Montgomery County Genealogical Society

Montgomery County History

Montgomery County has always been a bellwether of national trends. Living in the backyard of the nation’s capital, the county’s residents have been both witness and party to many of the United States’ most significant historical events since before the Revolutionary War. 
The land that eventually would become Montgomery County was already abuzz with human activity when the English explorer Captain John Smith arrived at the Potomac River in 1608. Piscataway Native Americans had beaten him there by about 10,000 years and laid the groundwork for Montgomery County’s current infrastructure, forging paths through the forests that evolved into colonial trading routes before being paved into major roads like River Road and Rockville Pike.
European settlers—predominantly English, Irish and Welsh—cleared the forests in the late 17th century, pushing the Native Americans west and planting the crop that would dominate the region’s economy for more than a century: tobacco.
In 1688, Henry Darnell patented the first tract of land in the area, a strip on the east side of Rock Creek. The region was part of Prince George’s County, which spanned much of the present-day Washington, D.C. suburbs in Maryland, until 1748, when the county was divided and the western portion became Frederick County.
In 1776, Dr. Thomas Sprigg Wootton pushed through the state legislature a measure to divide Frederick County into three new counties, and Montgomery County—named for Continental Army Major General Richard Montgomery, who never set foot in Maryland—was born. The state allotted four acres for a courthouse and jail in the center of the county. That hub grew steadily and is known today as Rockville, named for Rock Creek. Other communities later carried the family names of early settlers: Layton, Clarke, Poole, Hyatt, Neel, Browning, Clagett, King, Dawson, White, Dickerson, Spencer, Burton, Darne, Brooke and Gaither.
Revolutionary Rockville
Early Rockville bustled with political activity. Hungerford’s Tavern was a popular meeting place for anti-royal revolutionaries, with notable patrons including George Washington, Benjamin Franklin, Thomas Jefferson and Patrick Henry. In 1774, Maryland patriots congregated at the tavern to denounce the British taxes and proclaim their support for Boston following the blockade of its harbor.

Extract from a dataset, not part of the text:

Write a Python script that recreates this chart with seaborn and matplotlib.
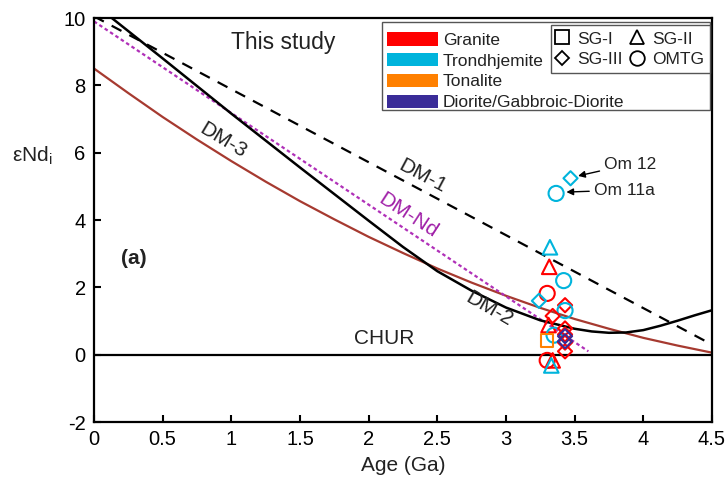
import matplotlib
matplotlib.use("Agg")
import matplotlib.pyplot as plt
from matplotlib.patches import Patch, Rectangle
from matplotlib.lines import Line2D
import pandas as pd
import seaborn as sns

# Depleted-mantle and CHUR evolution curves (age in Ga, εNd)
dm2_age = [0.0, 0.5, 1.0, 1.5, 2.0, 2.25, 2.5, 2.75, 3.0, 3.25, 3.5,
           3.625, 3.75, 3.875, 4.0, 4.125, 4.25, 4.375, 4.5]
dm2_eps = [10.42, 8.80, 7.16, 5.56, 3.98, 3.20, 2.48, 1.90, 1.40, 1.02, 0.77,
           0.69, 0.65, 0.66, 0.73, 0.86, 1.01, 1.17, 1.32]
dm3_age = [0.0, 0.25, 0.5, 0.75, 1.0, 1.25, 1.5, 1.75, 2.0, 2.25,
           2.5, 2.75, 3.0, 3.25, 3.5, 3.75, 4.0, 4.25, 4.5]
dm3_eps = [8.50, 7.77, 7.06, 6.39, 5.75, 5.14, 4.56, 4.02, 3.50, 3.02,
           2.56, 2.14, 1.75, 1.39, 1.06, 0.77, 0.50, 0.27, 0.06]
dm1_age = [0.0, 4.5]
dm1_eps = [10.05, 0.30]
dmnd_age = [0.0, 3.6]
dmnd_eps = [9.90, 0.10]
chur_age = [0.0, 4.5]
chur_eps = [0.0, 0.0]

# Samples: crystallisation age, initial εNd, rock type, suite
sample_age = [3.47, 3.365, 3.32, 3.315, 3.42, 3.30, 3.24, 3.43, 3.43, 3.34,
              3.31, 3.35, 3.30, 3.43, 3.43, 3.43, 3.43, 3.43, 3.43, 3.30,
              3.34, 3.33]
sample_eps = [5.24, 4.79, 3.19, 2.61, 2.20, 1.82, 1.60, 1.47, 1.31, 1.15,
              0.88, 0.58, 0.42, 0.78, 0.60, 0.36, 0.10, 0.55, 0.40, -0.17,
              -0.17, -0.32]
sample_rock = ["Trondhjemite", "Trondhjemite", "Trondhjemite", "Granite", "Trondhjemite",
               "Granite", "Trondhjemite", "Granite", "Trondhjemite", "Granite",
               "Granite", "Trondhjemite", "Tonalite", "Granite", "Granite",
               "Granite", "Granite", "Diorite/Gabbroic-Diorite", "Diorite/Gabbroic-Diorite",
               "Granite", "Granite", "Trondhjemite"]
sample_group = ["SG-III", "OMTG", "SG-II", "SG-II", "OMTG", "OMTG", "SG-III", "SG-III",
                "OMTG", "SG-III", "SG-II", "OMTG", "SG-I", "SG-III", "SG-III", "SG-III",
                "SG-III", "SG-III", "SG-III", "OMTG", "SG-II", "SG-II"]

rock_types = ["Granite", "Trondhjemite", "Tonalite", "Diorite/Gabbroic-Diorite"]
rock_colors = {"Granite": "#FF0000", "Trondhjemite": "#00B4DC",
               "Tonalite": "#FF8000", "Diorite/Gabbroic-Diorite": "#3A2C98"}
group_names = ["SG-I", "SG-II", "SG-III", "OMTG"]
group_markers = {"SG-I": "s", "SG-II": "^", "SG-III": "D", "OMTG": "o"}
group_sizes = {"SG-I": 78, "SG-II": 110, "SG-III": 52, "OMTG": 118}

x_ticks = [0, 0.5, 1, 1.5, 2, 2.5, 3, 3.5, 4, 4.5]
x_tick_labels = ["0", "0.5", "1", "1.5", "2", "2.5", "3", "3.5", "4", "4.5"]
y_ticks = [-2, 0, 2, 4, 6, 8, 10]

sns.set_theme(style="ticks")
plt.rcParams["font.family"] = ["Liberation Sans", "DejaVu Sans"]
plt.rcParams["mathtext.fontset"] = "custom"
plt.rcParams["mathtext.rm"] = "Liberation Sans"
plt.rcParams["axes.unicode_minus"] = False

fig = plt.figure(figsize=(7.28, 4.88), dpi=100)
ax = fig.add_axes([0.1291, 0.1352, 0.8489, 0.8279])

# Evolution curves
sns.lineplot(x=chur_age, y=chur_eps, ax=ax, color="black", lw=1.6, zorder=2)
sns.lineplot(x=dm3_age, y=dm3_eps, ax=ax, color="#A63A30", lw=1.6, zorder=2)
sns.lineplot(x=dm1_age, y=dm1_eps, ax=ax, color="black", lw=1.6, zorder=2)
ax.lines[-1].set_dashes((5, 4))
sns.lineplot(x=dmnd_age, y=dmnd_eps, ax=ax, color="#B030B8", lw=1.6, zorder=2)
ax.lines[-1].set_dashes((1.6, 1.3))
sns.lineplot(x=dm2_age, y=dm2_eps, ax=ax, color="black", lw=1.8, zorder=2)

# Samples drawn as open symbols
samples = pd.DataFrame({"age": sample_age, "eps": sample_eps,
                        "rock": sample_rock, "group": sample_group})
sns.scatterplot(data=samples, x="age", y="eps", hue="rock", style="group",
                size="group", sizes=group_sizes, size_order=group_names,
                palette=rock_colors, markers=group_markers, hue_order=rock_types,
                style_order=group_names, linewidth=1.5, legend=False,
                ax=ax, zorder=4)
pts = ax.collections[-1]
pts.set_edgecolors(pts.get_facecolors())
pts.set_facecolors("none")

ax.set_xlim(0, 4.5)
ax.set_ylim(-2, 10)
ax.set_xticks(x_ticks)
ax.set_xticklabels(x_tick_labels)
ax.set_yticks(y_ticks)
ax.tick_params(direction="in", length=5, width=1.5, labelsize=14.5,
               colors="black", pad=6)
for sp in ax.spines.values():
    sp.set_visible(True)
    sp.set_linewidth(1.6)
    sp.set_color("black")

ax.set_xlabel("Age (Ga)", fontsize=15, color="#222222")
ax.xaxis.set_label_coords(0.5, -0.085)
ax.set_ylabel(r"εNd$_\mathregular{i}$", fontsize=15, rotation=0,
              ha="center", va="center", color="#222222")
ax.yaxis.set_label_coords(-0.1, 0.66)

# Curve labels
txt = dict(fontsize=15, color="#222222", ha="center", va="center")
ax.text(0.94, 6.36, "DM-3", rotation=-31, **txt)
ax.text(2.39, 5.29, "DM-1", rotation=-28, **txt)
ax.text(2.29, 4.15, "DM-Nd", rotation=-33, fontsize=15, color="#A020A8",
        ha="center", va="center")
ax.text(2.88, 1.35, "DM-2", rotation=-30, **txt)
ax.text(2.11, 0.49, "CHUR", **txt)
ax.text(1.38, 9.28, "This study", fontsize=16.5, color="#222222",
        ha="center", va="center")
ax.text(0.29, 2.86, "(a)", fontsize=15, fontweight="bold", color="#222222",
        ha="center", va="center")

# Labelled samples
arrow = dict(arrowstyle="-|>", color="black", lw=1.0, mutation_scale=10,
             shrinkA=1, shrinkB=0)
ax.annotate("Om 12", xy=(3.525, 5.31), xytext=(3.715, 5.66), fontsize=12.5,
            ha="left", va="center", color="#222222", arrowprops=arrow)
ax.annotate("Om 11a", xy=(3.44, 4.83), xytext=(3.64, 4.89), fontsize=12.5,
            ha="left", va="center", color="#222222", arrowprops=arrow)

# Rock-type legend inside a framed box
ax.add_patch(Rectangle((0.466, 0.772), 0.531, 0.218, transform=ax.transAxes,
                       facecolor="white", edgecolor="#555555", lw=1.0, zorder=5))
rock_handles = [Patch(facecolor=rock_colors[r], edgecolor="none") for r in rock_types]
leg1 = ax.legend(rock_handles, rock_types, loc="upper left",
                 bbox_to_anchor=(0.469, 0.973), frameon=False, fontsize=12.5,
                 handlelength=2.9, handleheight=0.8, handletextpad=0.3,
                 labelspacing=0.29, borderpad=0.2, borderaxespad=0)
leg1.set_zorder(6)
for t in leg1.get_texts():
    t.set_color("#222222")
ax.add_artist(leg1)

# Suite legend
order = ["SG-I", "SG-III", "SG-II", "OMTG"]
legend_msize = {"SG-I": 9.5, "SG-II": 10.5, "SG-III": 7.0, "OMTG": 10.5}
group_handles = [Line2D([], [], ls="none", marker=group_markers[g],
                        markersize=legend_msize[g],
                        markerfacecolor="none", markeredgecolor="black",
                        markeredgewidth=1.3) for g in order]
leg2 = ax.legend(group_handles, order, loc="upper right", ncol=2,
                 bbox_to_anchor=(0.9968, 0.982), frameon=True, fontsize=12.5,
                 handlelength=0.6, handletextpad=0.55, columnspacing=0.55,
                 labelspacing=0.32, borderpad=0.35, borderaxespad=0,
                 fancybox=False, framealpha=1)
leg2.get_frame().set_edgecolor("#555555")
leg2.get_frame().set_linewidth(1.0)
leg2.set_zorder(7)
for t in leg2.get_texts():
    t.set_color("#222222")

fig.savefig("out.png", dpi=100)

They issued “the Hungerford Resolves,” statements protesting the Crown that were published in the Maryland Gazette and ginned up support for American independence.
Independence came, and, in 1791, the Maryland Assembly ceded 36 square miles of Montgomery County—including the coveted port of Georgetown—to the newly established capital of Washington, D.C.
Early Relationship with Washington
Montgomery County’s proximity to the capital proved vital in the nation’s early days. On August 26, 1814, President James Madison and his cabinet members fled to Brookeville and took refuge there for the night while the British laid siege to Washington.
The county also served as a significant commercial transportation corridor in the 19th century with the construction of the Chesapeake & Ohio (C&O) Canal, which brought raw commodities from the Alleghenies to Washington and boasted powerful locks that were pinnacles of engineering at the time.
Antebellum and Civil War
By 1840, unsustainable farming practices had rendered much of the land unsuitable for crops. The agricultural economy suffered briefly but rebounded when the Sandy Spring Society of Friends (Quakers) introduced new farming methods like crop rotation, deeper plowing and fertilization. By 1860, the county’s agricultural economy had rebounded, having diversified from tobacco into corn, wheat and oats.
The shift to new crops precipitated a decline in Black slave labor, though abolition would not reach Maryland until 1864. The story of one Montgomery County slave, Josiah Henson, who worked on a plantation in northern Bethesda, became the basis for the main character in Uncle Tom’s Cabin. Located between the plantations of northern Virginia, the massive slave markets of Washington, D.C., and the large community of free Blacks in Baltimore, the county served as a major route for escaped slaves via the Underground Railroad.
The county played a major role in the Civil War despite never seeing battle. Maryland was a border state and Montgomery County was deeply divided, with many Confederate sympathizers crossing the river to join the rebels. Rebel armies marched and countermarched through the county, plundering the countryside for horses and food. President Abraham Lincoln ultimately sent troops into the county to protect Maryland—and, by proximity, likely Washington—from falling into Confederate hands. Montgomery County remained Union territory and was spared from the perils of Reconstruction following the war.